Since 1989, one could say that the market indices shot up by a factor of 5 or more, but a current check of my former LA neighborhood reveals home prices near or below their '89 values. What bubble? Currently, my locale in the infamous Bay Area reveals the price of my condo as about twice the selling price when first built in 1991. Again, given the acute shortage of affordable homes in this area and the lack of building, this is not even a bubble, by a longshot.
Now I DO know of homes is certain, specific communities that shot up by a factor of 2 or more in a few years time. Not to mention home prices in outlying communities that are far from work centers and not that desireable to live, have doubled. These areas are the prime dangers zones.

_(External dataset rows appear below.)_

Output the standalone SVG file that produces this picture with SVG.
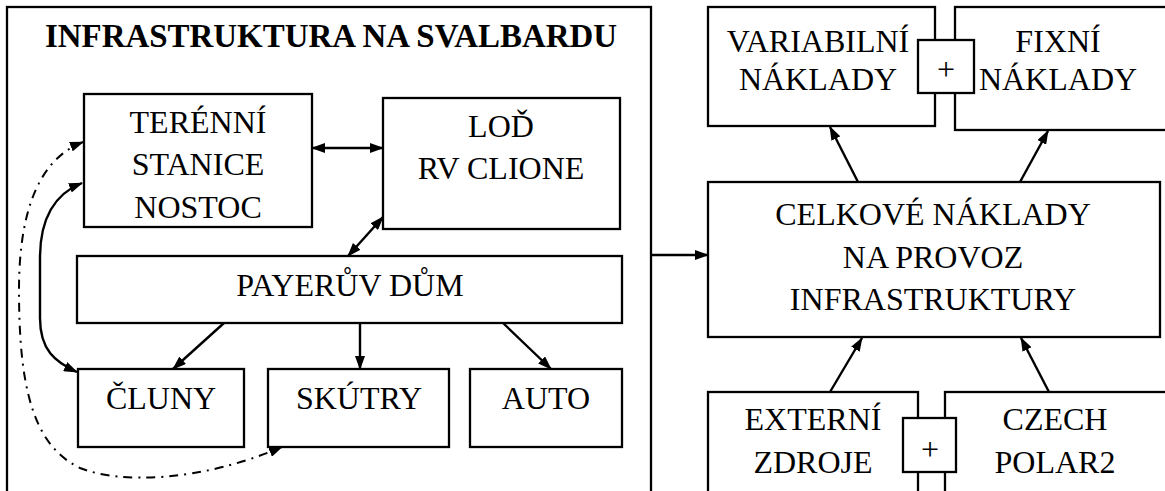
<svg xmlns="http://www.w3.org/2000/svg" width="1165" height="491" viewBox="0 0 1165 491">
<style>
.b{fill:#fff;stroke:#000;stroke-width:2.3}
.t{font-family:"Liberation Serif","Times New Roman",serif;font-size:32px;fill:#000;text-anchor:middle}
.tt{font-family:"Liberation Serif","Times New Roman",serif;font-size:34px;font-weight:bold;fill:#000;text-anchor:middle}
.c{fill:none;stroke:#000;stroke-width:2.4}
.dd{fill:none;stroke:#000;stroke-width:2;stroke-dasharray:9 6 2 6}
</style>
<defs>
<marker id="ah" viewBox="0 0 14 10" refX="13" refY="5" markerWidth="14" markerHeight="10" markerUnits="userSpaceOnUse" orient="auto-start-reverse">
<path d="M0,0 L14,5 L0,10 z" fill="#000"/>
</marker>
</defs>
<rect width="1165" height="491" fill="#fff"/>
<g id="frame">
<rect class="b" x="7" y="7" width="644" height="500"/>
<text class="tt" x="331" y="47" textLength="572" lengthAdjust="spacingAndGlyphs">INFRASTRUKTURA NA SVALBARDU</text>
</g>
<g id="terenni">
<rect class="b" x="84" y="94" width="228" height="133"/>
<text class="t" x="198" y="133">TERÉNNÍ</text>
<text class="t" x="198" y="175">STANICE</text>
<text class="t" x="198" y="218">NOSTOC</text>
</g>
<g id="lod">
<rect class="b" x="383" y="98" width="237" height="131"/>
<text class="t" x="501" y="137">LOĎ</text>
<text class="t" x="501" y="179">RV CLIONE</text>
</g>
<g id="payer">
<rect class="b" x="77" y="256" width="545" height="67"/>
<text class="t" x="350" y="296">PAYERŮV DŮM</text>
</g>
<g id="cluny">
<rect class="b" x="78" y="369" width="166" height="78"/>
<text class="t" x="161" y="409">ČLUNY</text>
</g>
<g id="skutry">
<rect class="b" x="268" y="369" width="181" height="78"/>
<text class="t" x="359" y="409">SKÚTRY</text>
</g>
<g id="auto">
<rect class="b" x="470" y="369" width="152" height="78"/>
<text class="t" x="546" y="409">AUTO</text>
</g>
<g id="variabilni">
<rect class="b" x="708" y="7" width="227" height="119"/>
<text class="t" x="818" y="52">VARIABILNÍ</text>
<text class="t" x="818" y="90">NÁKLADY</text>
</g>
<g id="fixni">
<rect class="b" x="955" y="7" width="230" height="123"/>
<text class="t" x="1058" y="52">FIXNÍ</text>
<text class="t" x="1058" y="90">NÁKLADY</text>
</g>
<g id="plus1">
<rect class="b" x="918" y="40" width="56" height="53"/>
<text class="t" x="946" y="80">+</text>
</g>
<g id="celkove">
<rect class="b" x="708" y="182" width="452" height="155"/>
<text class="t" x="933" y="225">CELKOVÉ NÁKLADY</text>
<text class="t" x="933" y="268">NA PROVOZ</text>
<text class="t" x="933" y="310">INFRASTRUKTURY</text>
</g>
<g id="externi">
<rect class="b" x="708" y="392" width="210" height="120"/>
<text class="t" x="813" y="430">EXTERNÍ</text>
<text class="t" x="813" y="473">ZDROJE</text>
</g>
<g id="czech">
<rect class="b" x="945" y="392" width="240" height="120"/>
<text class="t" x="1055" y="430">CZECH</text>
<text class="t" x="1055" y="473">POLAR2</text>
</g>
<g id="plus2">
<rect class="b" x="903" y="418" width="53" height="54"/>
<text class="t" x="930" y="460">+</text>
</g>
<g id="connectors">
<line class="c" x1="312" y1="148" x2="383" y2="148" marker-start="url(#ah)" marker-end="url(#ah)"/>
<line class="c" x1="348" y1="256" x2="383" y2="217" marker-start="url(#ah)" marker-end="url(#ah)"/>
<line class="c" x1="224" y1="323" x2="173" y2="369" marker-end="url(#ah)"/>
<line class="c" x1="360" y1="323" x2="360" y2="369" marker-end="url(#ah)"/>
<line class="c" x1="503" y1="323" x2="551" y2="369" marker-end="url(#ah)"/>
<line class="c" x1="651" y1="255" x2="708" y2="255" marker-end="url(#ah)"/>
<line class="c" x1="858" y1="182" x2="830" y2="127" marker-end="url(#ah)"/>
<line class="c" x1="1020" y1="182" x2="1048" y2="131" marker-end="url(#ah)"/>
<line class="c" x1="830" y1="392" x2="862" y2="338" marker-end="url(#ah)"/>
<line class="c" x1="1049" y1="392" x2="1021" y2="338" marker-end="url(#ah)"/>
<path class="c" d="M82,183 C52,195 40,222 40,258 L40,318 C40,350 55,362 77,372" marker-start="url(#ah)" marker-end="url(#ah)"/>
<path class="dd" d="M83,142 C42,158 19,205 19,290 C19,385 32,445 80,468 C120,484 200,482 282,447" marker-start="url(#ah)" marker-end="url(#ah)"/>
</g>
</svg>
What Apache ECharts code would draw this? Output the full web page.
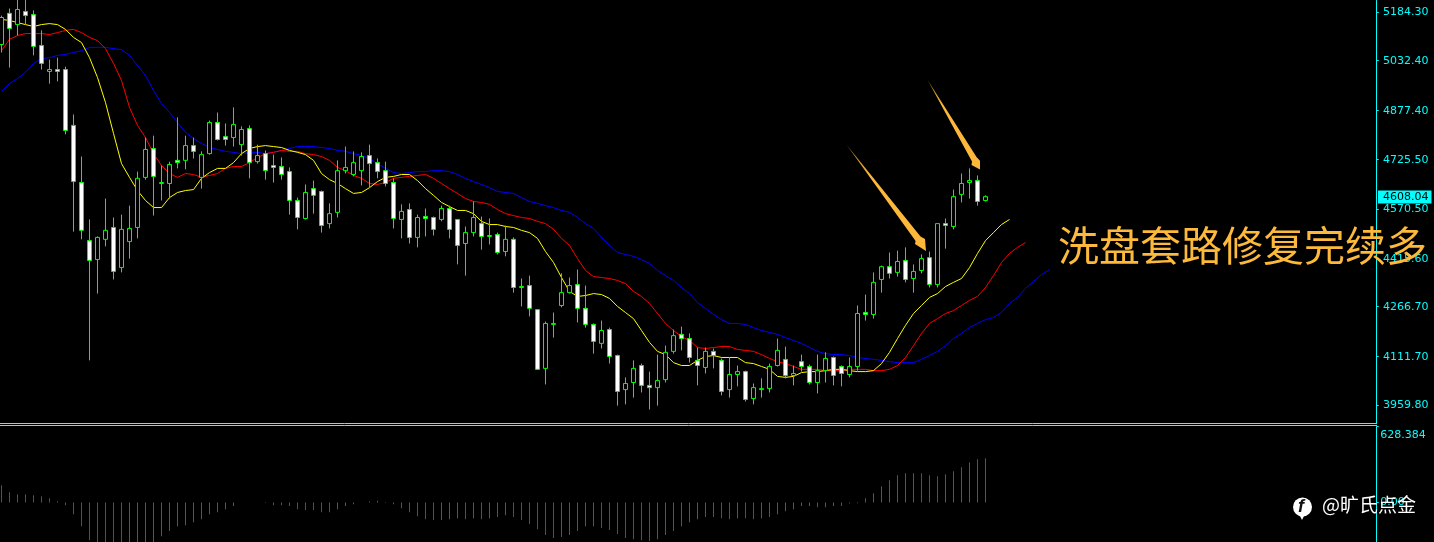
<!DOCTYPE html>
<html>
<head>
<meta charset="utf-8">
<script src="https://cdn.jsdelivr.net/npm/echarts@6/dist/echarts.min.js"></script>
<style>html,body{margin:0;padding:0;background:#000}#c{width:1434px;height:542px}</style>
</head>
<body>
<div id="c"></div>
<script>
const opens = [
5083,5180,5145,5186,5176,5080,4999,5005,5005,4831,
4653,4472,4413,4476,4513,4388,4469,4513,4669,4759,
4650,4650,4722,4722,4768,4669,4743,4840,4796,4793,
4771,4821,4718,4743,4706,4703,4687,4597,4541,4634,
4625,4525,4560,4690,4678,4690,4737,4715,4690,4653,
4538,4569,4482,4547,4544,4538,4572,4538,4463,4497,
4525,4485,4491,4438,4476,4326,4332,4257,4074,4211,
4270,4310,4335,4261,4211,4152,4195,4114,4008,4030,
4083,4021,4014,4039,4127,4180,4167,4099,4077,4127,
4099,4008,4055,4064,3980,4008,4011,4083,4102,4052,
4095,4080,4030,4067,4108,4080,4055,4080,4248,4242,
4351,4391,4373,4410,4354,4379,4419,4335,4525,4516,
4616,4653,4659,4597];
const closes = [
5167,5133,5192,5173,5077,5024,5005,4999,4815,4656,
4504,4410,4482,4504,4376,4507,4510,4666,4756,4672,
4653,4709,4715,4768,4750,4740,4840,4787,4787,4834,
4818,4715,4737,4690,4700,4678,4597,4544,4622,4613,
4519,4556,4690,4700,4715,4734,4712,4687,4650,4541,
4563,4482,4544,4541,4507,4572,4507,4457,4497,4544,
4485,4488,4435,4476,4326,4329,4261,4071,4214,4214,
4310,4332,4261,4211,4158,4192,4111,4002,4027,4074,
4021,4014,4036,4124,4176,4167,4108,4083,4127,4114,
4002,4055,4064,3977,4014,4011,4080,4130,4052,4058,
4080,4030,4067,4105,4052,4058,4080,4245,4242,4342,
4391,4370,4407,4351,4376,4416,4335,4525,4519,4609,
4650,4659,4594,4609];
const highs = [
5173,5195,5229,5229,5189,5127,5036,5042,5014,4865,
4734,4538,4485,4603,4544,4553,4581,4687,4793,4799,
4706,4718,4856,4799,4793,4750,4846,4871,4837,4887,
4828,4831,4771,4753,4740,4731,4700,4606,4647,4659,
4628,4588,4722,4765,4750,4747,4771,4728,4718,4666,
4585,4588,4553,4572,4547,4581,4581,4538,4516,4594,
4547,4541,4497,4519,4482,4354,4363,4257,4220,4248,
4370,4357,4382,4332,4214,4223,4201,4117,4046,4099,
4089,4064,4117,4145,4195,4204,4183,4139,4139,4136,
4105,4108,4083,4067,4027,4043,4089,4167,4142,4083,
4117,4086,4117,4124,4111,4083,4108,4270,4304,4373,
4394,4435,4441,4451,4398,4429,4438,4525,4541,4631,
4681,4697,4675,4613];
const lows = [
5058,5011,5111,5145,5049,5005,4961,4968,4803,4500,
4476,4099,4307,4454,4351,4373,4416,4479,4662,4550,
4597,4603,4697,4694,4728,4634,4740,4784,4768,4765,
4737,4666,4712,4662,4653,4662,4553,4507,4538,4556,
4497,4510,4544,4681,4672,4644,4637,4666,4641,4510,
4479,4463,4451,4485,4488,4532,4479,4398,4363,4485,
4444,4460,4429,4423,4310,4267,4236,4071,4024,4170,
4264,4307,4217,4201,4120,4136,4089,3958,3962,3983,
3999,3946,3958,4030,4120,4130,4092,4021,4058,4074,
3990,3983,4018,3971,3962,3983,3999,4080,4043,4021,
4064,4024,3996,4030,4021,4018,4046,4067,4223,4229,
4310,4354,4360,4342,4310,4370,4326,4326,4447,4507,
4591,4603,4581,4594];
const lips = [
5161,5158,5151,5145,5139,5145,5148,5145,5130,5105,
5089,5042,4980,4902,4806,4712,4669,4628,4597,4575,
4575,4606,4622,4628,4631,4666,4684,4697,4697,4715,
4743,4759,4765,4768,4765,4762,4753,4747,4740,4722,
4681,4662,4650,4634,4619,4622,4637,4656,4669,4672,
4678,4678,4659,4634,4613,4591,4578,4566,4566,4556,
4532,4522,4522,4516,4513,4504,4497,4479,4438,4404,
4357,4314,4298,4301,4307,4304,4292,4267,4248,4229,
4192,4155,4127,4117,4092,4083,4083,4099,4111,4114,
4108,4108,4108,4092,4089,4080,4071,4049,4046,4049,
4061,4064,4064,4067,4071,4071,4067,4064,4064,4067,
4089,4124,4167,4208,4245,4270,4295,4307,4329,4342,
4354,4388,4432,4472,4497,4522,4538];
const teeth = [
5064,5099,5111,5117,5117,5117,5114,5120,5127,5130,
5120,5105,5095,5070,5024,4971,4887,4831,4793,4743,
4706,4681,4669,4681,4678,4669,4675,4681,4697,4703,
4703,4715,4731,4743,4747,4753,4750,4750,4743,4740,
4734,4722,4700,4690,4675,4666,4650,4647,4653,4666,
4669,4672,4675,4678,4666,4650,4634,4619,4603,4594,
4591,4585,4569,4556,4550,4544,4541,4532,4525,4507,
4479,4457,4416,4379,4360,4357,4354,4348,4338,4314,
4298,4276,4245,4214,4192,4173,4161,4139,4136,4139,
4142,4142,4133,4130,4127,4117,4105,4095,4089,4080,
4071,4071,4071,4067,4067,4067,4071,4071,4071,4067,
4067,4071,4083,4108,4145,4183,4214,4229,4245,4254,
4270,4286,4298,4326,4363,4404,4432,4451,4466];
const jaw = [
4937,4961,4977,4996,5024,5039,5042,5049,5052,5058,
5064,5074,5074,5074,5070,5067,5049,5018,4986,4940,
4899,4871,4840,4809,4790,4775,4762,4756,4750,4747,
4743,4747,4747,4743,4747,4753,4759,4765,4765,4765,
4762,4759,4753,4750,4743,4737,4728,4712,4697,4684,
4681,4684,4687,4687,4690,4690,4687,4678,4666,4656,
4647,4637,4625,4622,4619,4606,4594,4588,4581,4575,
4566,4560,4544,4525,4510,4482,4457,4435,4429,4423,
4413,4401,4379,4363,4348,4326,4307,4279,4261,4242,
4226,4214,4214,4211,4201,4192,4186,4180,4170,4161,
4152,4139,4127,4120,4117,4117,4114,4108,4105,4102,
4099,4095,4092,4092,4092,4102,4114,4127,4145,4167,
4183,4201,4214,4226,4233,4248,4276,4295,4323,4345,4366,4382];
const histValues = [
144,86,69,69,61,52,36,11,-22,-97,
-196,-312,-360,-400,-420,-400,-400,-400,-380,-340,
-279,-237,-196,-188,-163,-138,-97,-80,-55,-30,
null,null,null,-5,-22,-22,-30,-55,-63,-63,
-80,-80,-55,-30,-14,null,8,14,-5,-14,
-47,-80,-113,-138,-146,-146,-138,-130,-138,-130,
-138,-130,-121,-105,-121,-146,-179,-221,-270,-295,
-287,-270,-237,-196,-196,-212,-229,-262,-295,-304,
-312,-320,-304,-270,-237,-196,-163,-138,-121,-121,
-130,-138,-130,-130,-138,-130,-121,-97,-72,-55,
-30,-30,-39,-39,-30,-30,-8,-6,36,77,
135,185,226,243,243,243,226,218,235,259,
293,334,359,367];
const histFalling = [
1,1,1,1,1,1,1,1,1,1,
1,1,1,1,1,1,0,0,0,0,
0,0,0,0,0,0,0,0,0,0,
0,0,0,1,1,1,1,1,1,1,
1,1,0,0,0,0,0,0,1,1,
1,1,1,1,1,0,0,0,1,0,
1,0,0,0,1,1,1,1,1,1,
0,0,0,0,0,1,1,1,1,1,
1,1,0,0,0,0,0,0,0,0,
1,1,0,1,1,0,0,0,0,0,
0,0,1,0,0,1,0,0,0,0,
0,0,0,0,0,1,1,1,0,0,
0,0,0,0];
const priceTicks = [3959.8,4111.7,4266.7,4415.6,4570.5,4608.04,4725.5,4877.4,5032.4,5184.3];
const lastPrice = 4608.04;
const oscTicks = [0,628.384];
const slotCount = 172;
const categories = Array.from({length: slotCount}, (_, i) => String(i));
const annotationText = '洗盘套路修复完续多';
const watermarkText = '@旷氏点金';

const CYAN = '#00ffff';
const AXIS_FONT = '"DejaVu Sans"';
const candles = opens.map((o, i) => [o, closes[i], lows[i], highs[i]]);
const hist = histValues.map((v, i) => v === null ? null : ({
  value: v, itemStyle: {color: histFalling[i] ? '#e81010' : '#0a8a0a'}
}));
function arrow(points, tail, tip) {
  return {
    type: 'polygon', z: 100, silent: true,
    shape: {points},
    style: {fill: {type: 'linear', global: true, x: tail[0], y: tail[1], x2: tip[0], y2: tip[1],
      colorStops: [{offset: 0, color: '#5a4010'}, {offset: 0.12, color: '#c08a28'}, {offset: 0.3, color: '#fdb83c'}, {offset: 1, color: '#fdb83c'}]}}
  };
}
const chart = echarts.init(document.getElementById('c'), null, {renderer: 'canvas'});
chart.setOption({
  animation: false,
  backgroundColor: '#000',
  grid: [
    {left: -2.5, top: 0.5, width: 1376, height: 423.3, outerBoundsMode: 'none'},
    {left: -2.5, top: 426.7, width: 1376, height: 115.3, outerBoundsMode: 'none'}
  ],
  xAxis: [
    {type: 'category', data: categories, gridIndex: 0, show: false, boundaryGap: true},
    {type: 'category', data: categories, gridIndex: 1, show: false, boundaryGap: true}
  ],
  yAxis: [
    {type: 'value', gridIndex: 0, position: 'right', offset: 3.2, min: 3901.4, max: 5220, scale: true,
      splitLine: {show: false},
      axisLine: {show: true, onZero: false, lineStyle: {color: CYAN, width: 1}},
      axisTick: {show: true, length: 2, lineStyle: {color: CYAN}, customValues: priceTicks.filter(v => v !== lastPrice)},
      axisLabel: {show: true, margin: 1.3, customValues: priceTicks, hideOverlap: false,
        formatter: v => v === lastPrice ? '{b|' + v.toFixed(2) + '}' : '{n|' + v.toFixed(2) + '}',
        rich: {
          n: {color: CYAN, fontFamily: AXIS_FONT, fontSize: 11, padding: [1, 0, 0, 5]},
          b: {color: '#000', backgroundColor: CYAN, fontFamily: AXIS_FONT, fontSize: 11, padding: [1, 3, 1, 5], lineHeight: 11}
        }}},
    {type: 'value', gridIndex: 1, position: 'right', offset: 3.2, min: -327.45, max: 628.384,
      splitLine: {show: false},
      axisLine: {show: true, onZero: false, lineStyle: {color: CYAN, width: 1}},
      axisTick: {show: true, length: 2, lineStyle: {color: CYAN}, customValues: oscTicks},
      axisLabel: {show: true, margin: 3.5, customValues: oscTicks,
        verticalAlignMaxLabel: 'top', showMaxLabel: true,
        formatter: v => v === 0 ? '{z|0.00}' : '{t|' + v.toFixed(3) + '}',
        rich: {
          z: {color: CYAN, fontFamily: AXIS_FONT, fontSize: 11},
          t: {color: CYAN, fontFamily: AXIS_FONT, fontSize: 11, padding: [3, 0, 0, 0]}
        }}}
  ],
  series: [
    {type: 'line', name: 'jaw', data: jaw, xAxisIndex: 0, yAxisIndex: 0, showSymbol: false, z: 2,
      lineStyle: {color: '#0000ff', width: 1}},
    {type: 'line', name: 'teeth', data: teeth, xAxisIndex: 0, yAxisIndex: 0, showSymbol: false, z: 2,
      lineStyle: {color: '#ff0000', width: 1}},
    {type: 'line', name: 'lips', data: lips, xAxisIndex: 0, yAxisIndex: 0, showSymbol: false, z: 2,
      lineStyle: {color: '#ffff00', width: 1}},
    {type: 'candlestick', name: 'price', data: candles, xAxisIndex: 0, yAxisIndex: 0, z: 3, barWidth: 4,
      itemStyle: {color: '#000000', color0: '#ffffff', borderColor: '#00ff00', borderColor0: '#00ff00', borderWidth: 1}},
    {type: 'bar', name: 'osc', data: hist, xAxisIndex: 1, yAxisIndex: 1, barWidth: 1}
  ],
  graphic: [
    {type: 'line', z: 100, silent: true, shape: {x1: 0, y1: 423.5, x2: 1377, y2: 423.5}, style: {stroke: '#48f0f0', lineWidth: 1}},
    {type: 'line', z: 100, silent: true, shape: {x1: 0, y1: 425.5, x2: 1377, y2: 425.5}, style: {stroke: '#48f0f0', lineWidth: 1}},
    arrow([[846,144],[920.5,236.5],[925,239],[926,251],[915,244],[915.6,241]], [846,144], [926,251]),
    arrow([[927,79],[976.5,157],[980,160.7],[980,169.5],[971.5,165],[972,161.5]], [927,79], [980,169.5]),
    {type: 'text', z: 100, silent: true, x: 1058, y: 245,
      style: {text: annotationText, fill: '#fcb93b', fontFamily: '"Noto Sans CJK SC"', fontSize: 41, verticalAlign: 'middle'}},
    {type: 'circle', z: 100, silent: true, shape: {cx: 1302.5, cy: 507, r: 9.5}, style: {fill: '#ffffff'}},
    {type: 'polygon', z: 100, silent: true, shape: {points: [[1299,514],[1302,520],[1305,514]]}, style: {fill: '#ffffff'}},
    {type: 'text', z: 101, silent: true, x: 1298, y: 507.5,
      style: {text: 'f', fill: '#111', fontFamily: '"Liberation Sans"', fontWeight: 'bold', fontStyle: 'italic', fontSize: 18, verticalAlign: 'middle'}},
    {type: 'text', z: 100, silent: true, x: 1322, y: 505,
      style: {text: watermarkText, fill: '#ffffff', fontFamily: '"Noto Sans CJK SC"', fontSize: 19, verticalAlign: 'middle'}}
  ]
});
</script>
</body>
</html>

This would be true if we were not all using the same source of liquidity: The GSE money pumps.Prior to FDR's creation of the GSEs, homes used to depreciate like cars. The only way for them to appreciate is for 1. supply to outstrip demand, or 2. for the home to be constantly repaired and improved or 3. for banks to distort the capital markets( in this case by pumping money from the bond market into homes thereby evading the multiplier restrictions placed on banks. 40 to 1 debt to equity these days...There is now more GSE debt than publicly held treasury debt )
I think its #1 due to over-regulation and the erosion of American's traditional property rights and a good deal of #3. It aint #2 as the quality of construction in bubble zones is a joke.